Please do not pin your hopes on operations. A few operations are done to help those with rheumatism but each has only a small range of conditions in which it is useful and a large range of conditions in which it would be no use or harmful. Operations on bones also need considerable perseverance on the part of the patient. Moreover, operation for rheumatism are not a matter of life and death but a matter of comfort and discomfort. A surgeon therefore has to weigh up many factors, including the age, size, work and temperament of the patient, as well as what is wrong with the joints, before recommending an operation.

 

Four main types of operations are done -- replacement, fixation, correction of deformity and operations on parts other than bone.

 

1. Replacement operation:

This applies particularly to the hip.

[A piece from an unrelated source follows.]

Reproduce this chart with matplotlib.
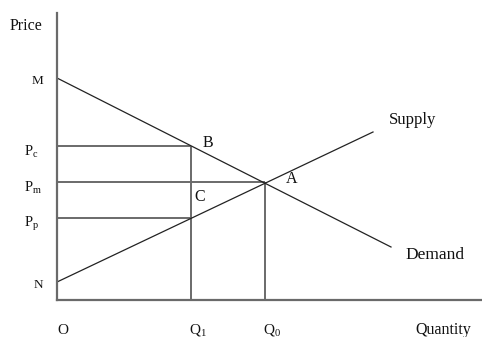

If the bones forming the hip joint are worn and painful they can sometimes be replaced by metal or plastic parts. One of the difficulties in the early days of this sort of operation was that the inside of the hip is very corrosive to metal and is subject to such tremendous mechanical strains that the metal or plastic parts broke rather easily. The mechanical difficulties have now largely been overcome. The operation remains a big step, however, and therefore one that will not be recommended unless the surgeon is sure that it has a lot to offer.

 

2. Fixation operation:

This is also known as arthrodesis. Where two bones keep rubbing and causing pain it may be possible to fix them together by a metal or bone pin to stop them moving. A variant of this is applied to the hip by an operation known as osteotomy which lessens the movement of the hip joint. If you have this done you exchange a painful joint for a stiff one and you have a joint which, besides being a nuisance, throws unusual strains on nearby joints; the surgeon has to be satisfied that these other joints can stand these strains and that you will be able to manage the inconvenience of the stiff joint.

 

3. Correction of deformity

The best known example of this is the operation done for bunions or, to be more accurate, for the crooked toe that has caused the bunion, for a bunion is really the inflamed skin and ligaments over the bone where it sticks out: in this operation a wedge-shaped piece is cut out of the bone so that the toe can once more point the right way; at the same time any surplus bone that would inflame the skin is cut off. Operations for the corrections of the deformities sometimes caused by bad rheumatoid arthritis are being developed but the great risk is that of stirring up the arthritis.

 

4. Operations on the structures

Operations on the structures round the joints are in their infancy and many problems have to be solved before they can be recommended as freely as the operations for deformed toes. All through this matter of operations in rheumatism is the knowledge that 'you can't make a silk purse out of a sow's ear"; you may be much better off with a food 'sow's ear' than a poor 'silk purse'.